Chickpea Shortbreads

Thank you for sharing!

Last Updated on June 4, 2015 by Chef Mireille

Hello fans of Global Tastes & Travels,
First, I need to apologize in advance for the poor quality of the photos in this posting.  Unfortunately, the battery to my camera went kaput, so I had to resort to my cellphone for the pics. Sorry 🙁

Now to the posting – I haven’t posted a Cookbook Recipe in a long time. I once had the good intention of running this series once a month.  I just couldn’t keep to that schedule.  To remind my old time readers and inform my new readers what this is, it’s when I follow a recipe from the plethora of cookbooks I own and test them to find out how delicious…or not they are and how well the recipe is written…or not!

This recipe is for chickpea shortbread cookies, called Nan-e Nokhodchi from a cookbook I have called The Legendary Cuisine of Persia by Margaret Shaida.  I have tried a few of the savory dishes from this book and they were all good. This is the first sweet recipe I tried from the book.

Her original recipe is:
Chickpea Shortbreads
1 cup chickpea flour (available at Middle Eastern markets or Indian markets under the name besan)
1/2 cup sugar
1/2 teaspoon ground cardamom
1/4 cup unsalted butter, softened
pistacchios, for garnish

Here is the instructions, with a few changes by me (my changes are in Italics).
In a bowl, sift flour, sugar and cardamom.  Place the butter in the center and carefully knead the flour until the mixture holds together.  (This is a very short mixture but it will eventually hold together after some kneading.  An egg yolk may be used to help bind the mixture but the shortbread will be softer without.)

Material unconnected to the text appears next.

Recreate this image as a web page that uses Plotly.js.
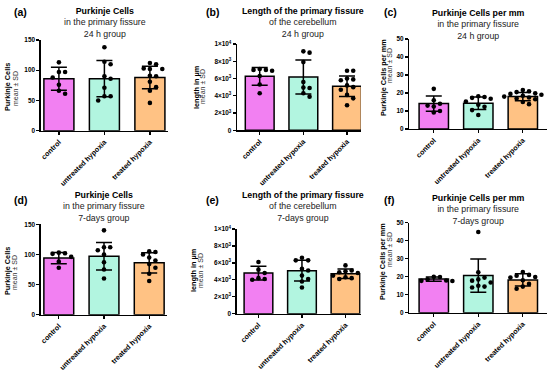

          I tried to follow the recipe with just the butter, incorporating it much the way you would when making fresh pasta.  However, the more I kneaded the more crumbly the dough became.  

It was not binding, so I followed her suggestion and added the egg yolk, but it still would not bind.  So I added the white and then the dough came together perfectly, so my suggestion when you follow this recipe is to use 1 egg, in addition to the original recipe.

In her recipe, she rolls out the dough first and then refrigerates it.  I have always found it is much easier to roll out the dough if it is refrigerated first.  I wrapped the dough in plastic wrap and refrigerated dough for 30 minutes and then I rolled out the dough.
 On a floured cutting board (using the chickpea flour), roll out dough to 1/4″ thickness and cut into shapes (using cookie cutters) and place on a cookie sheet, lined with waxed or parchment paper.  Keep on rolling dough back together and cut more shapes until all of the dough is used.

While the original recipe said to garnish with pistacchios after baking, I decided to do it beforehand so they would be baked into the cookie.  Press 1 pistacchio in center of each cookie.

Preheat the oven to 300 F. Bake for 10-15 minutes, until cookies are set and lightly browned at the edges.  Cool. Remove and eat!

While the cookies tasted delicious, I feel her recipes are not written for the amateur cook.  If I did not know how to adjust accordingly, I don’t think the recipe would have been successful. I found this to be also true of previous savory recipes I did.  If you are an experienced cook, I would recommend her cookbook.  Otherwise, you may find it difficult.

These cookies are not very sweet. This is certainly NOT going to replace your child’s favorite chocolate chip cookies, but they are perfect with fruit and a cup of tea.  Not to mention you get a protein filled snack, with the nut and the chickpeas!